First and foremost, usernames (screennames, handles, etc.), unlike given names (here in refered to simply as name(s) for the sake of simplicity), are almost always self selected. Therefore there is data to unpack in what someone calls themselves online. For example, on forums that I’m active on, my username is “Matt Bernius”, because I feel that if I’m going to express an opinion then I should be confident enough to connect my name with every post that I make. That’s just one, albeit simple, reading of name selection.
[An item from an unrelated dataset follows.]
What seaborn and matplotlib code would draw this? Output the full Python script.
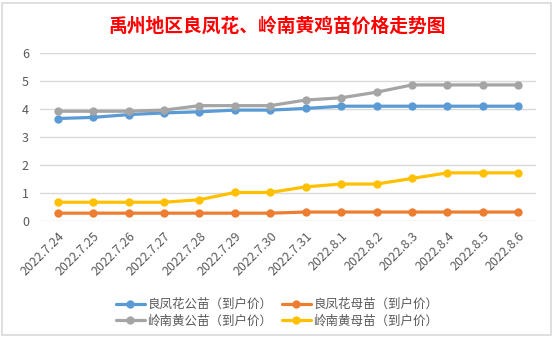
import matplotlib
matplotlib.use("Agg")
import matplotlib.pyplot as plt
import seaborn as sns
import pandas as pd
from matplotlib.patches import Rectangle

dates = ["2022.7.24", "2022.7.25", "2022.7.26", "2022.7.27", "2022.7.28", "2022.7.29",
         "2022.7.30", "2022.7.31", "2022.8.1", "2022.8.2", "2022.8.3", "2022.8.4",
         "2022.8.5", "2022.8.6"]
series_names = ["良凤花公苗（到户价）", "良凤花母苗（到户价）", "岭南黄公苗（到户价）", "岭南黄母苗（到户价）"]
lfh_male = [3.66, 3.7, 3.8, 3.86, 3.9, 3.96, 3.96, 4.02, 4.1, 4.1, 4.1, 4.1, 4.1, 4.1]
lfh_female = [0.28, 0.28, 0.28, 0.28, 0.28, 0.28, 0.28, 0.32, 0.32, 0.32, 0.32, 0.32, 0.32, 0.32]
lnh_male = [3.92, 3.92, 3.92, 3.96, 4.12, 4.12, 4.12, 4.32, 4.4, 4.6, 4.86, 4.86, 4.86, 4.86]
lnh_female = [0.67, 0.67, 0.67, 0.67, 0.76, 1.02, 1.02, 1.22, 1.32, 1.32, 1.52, 1.72, 1.72, 1.72]
colors = ["#5B9BD5", "#ED7D31", "#A5A5A5", "#FFC000"]
title = "禹州地区良凤花、岭南黄鸡苗价格走势图"

sns.set_theme(style="white")
plt.rcParams["font.family"] = ["Noto Sans CJK SC", "DejaVu Sans"]

rows = []
for name, vals in zip(series_names, [lfh_male, lfh_female, lnh_male, lnh_female]):
    for d, v in zip(dates, vals):
        rows.append({"date": d, "price": v, "series": name})
df = pd.DataFrame(rows)

fig = plt.figure(figsize=(5.54, 3.38), dpi=100)
ax = fig.add_axes([40 / 554, 117 / 338, 496 / 554, 168 / 338])

sns.lineplot(data=df, x="date", y="price", hue="series", hue_order=series_names,
             palette=colors, marker="o", markersize=6, markeredgewidth=0,
             linewidth=2.3, sort=False, ax=ax, legend=True)

ax.set_xlim(-0.5, len(dates) - 0.5)
ax.set_ylim(0, 6)
ax.set_yticks(range(0, 7))
ax.yaxis.grid(True, color="#D9D9D9", linewidth=1)
ax.xaxis.grid(False)
for s in ax.spines.values():
    s.set_visible(False)
ax.set_xlabel("")
ax.set_ylabel("")
ax.tick_params(axis="both", length=0, colors="#595959", labelsize=9)
ax.tick_params(axis="y", pad=8)
plt.setp(ax.get_xticklabels(), rotation=45, ha="right", rotation_mode="anchor")
ax.tick_params(axis="x", pad=6)

handles, labels = ax.get_legend_handles_labels()
ax.get_legend().remove()
order = [0, 2, 1, 3]
fig.legend([handles[i] for i in order], [labels[i] for i in order],
           loc="center", bbox_to_anchor=(0.5, 0.074), ncol=2,
           frameon=False, fontsize=9, handlelength=2.3, handletextpad=0.2,
           columnspacing=0.8, labelspacing=0.3, labelcolor="#595959")

fig.text(0.5, 0.923, title, ha="center", va="center", color="#FF0000",
         fontsize=13.5, fontweight="bold")

fig.patches.append(Rectangle((2 / 554, 3 / 338), 549 / 554, 332 / 338,
                             transform=fig.transFigure, fill=False,
                             edgecolor="#D9D9D9", linewidth=1.2))

fig.savefig("out.png", dpi=100)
It’s also something that a typical name doesn’t lend itself to. While it is the case that you can analyze why my parents chose to name me Matt, the fact that I’m named Matt tells you very little about me. I’m sure that some Freudians would suggest that being given the same name as my father has profound effects on me. But that’s the type of unsubstantiatable claptrap that gives the social sciences a bad name.

The analysis of usename becomes more important when you consider the interaction genre the usename is used in. In chat rooms, every time you speak your username is displayed. This means that the username is a fundamental part of the interaction, marking each of your comments. Thus, that name is constantly reinstantiating something in the mind of the viewer. Here’s an example that has popped up in my research (mom, you may want to skip the next section). I was in a room once with a guy (I’m assuming) whose username was something like: “8InchesForYou1.” So 8, as I’ll refer to him from this point on, was hitting on everything that moved, including the bots. His username was clearly chosen to get an idea across. And that idea both reinforces and is reinforced by every post that he makes.

This means that simply neutering the username to “subject a” for example is an unsatisfactory solution. Doing that removes contextual information from the interaction. So instead what I will do is create a close enough name that the subtext isn’t lost.

1. In keeping with IRB regs I’m protecting the names of the innocent (or guilty in this particular case).